После Победы часть пришлось распустить. Но лишь временно. Уже в 1948 году «полковник» Павленко создает новое предприятие под тем же названием. Теперь в беседах с большими начальниками, помнившими его по войне, он давал понять, что работает по секретному заданию, не называя ведомство. Тонкий психолог, он легко обзаводился нужными связями. Павленко сразу видел, кому нужно оказать «дружескую услугу», а кого примитивно «подмазать». Основным полем его деятельности теперь стала Молдавия. К своей деятельности Павленко привлек министра пищевой промышленности этой республики, его заместителей, двух первых секретарей горкомов, но работал он также по контрактам с союзным Министерством угольной промышленности в целом ряде других регионов. И везде он приходил к «взаимопониманию» известного рода с местными чиновниками.
В материалах следствия значилось, что «УВР» в период с 1948 по 1952 годы заключило 64 договора, его счета были открыты в 21 отделении Госбанка, через них было получено более 25 млн руб. К качеству исполнения подрядов претензий не было, тут Павленко своим спуску не давал. Прокололся он, как это обычно бывает, на пустяке.

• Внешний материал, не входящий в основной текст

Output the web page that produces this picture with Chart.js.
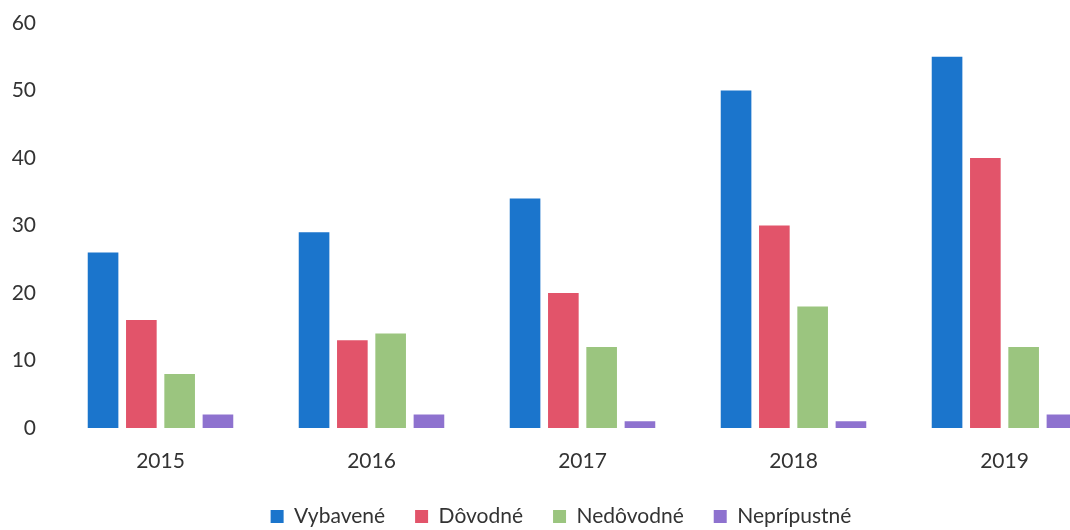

Дело Павленко и 16 его сообщников (164 тома) расследовалось более двух лет в обстановке строгой секретности. Павленко приговорили к высшей мере наказания. Он был осужден по четырём статьям УК СССР: подрыв государственной промышленности, антисоветская пропаганда, контрреволюционная организация, вредительство. Безупречное качество работ «УВР» и более высокие зарплаты для работников, пожалуй, могли сойти за антисоветскую пропаганду. Подрыв же государственной промышленности, контрреволюционная организация и вредительство были неправдой, а вот статью о взятках должностным лицам, входившим с ним в долю, ему не вменили – пришлось бы привлекать номенклатурных товарищей. 5-6 из них, правда, лишилась постов и партбилетов, но остались на свободе (и, видимо, при деньгах). Если бы какая-то тень пала на тогдашнего первого секретаря ЦК Компартии Молдавии Л.И. Брежнева, неизвестно, как бы повернулась его картера. Но не пала.
Расстрелянный в 1955 году Николай Максимович Павленко всё же построил немало полезного – в отличие от большинства коррупционеров, которые разворачивали свою деятельность в те же годы. Но главное, что демонстрирует его история – это уровень взяткоёмкости, растущей безнаказанности и жадности партийно-хозяйственного аппарата послевоенного СССР. А отсюда и отзывчивость тогдашних чиновников на «интересные» предложения.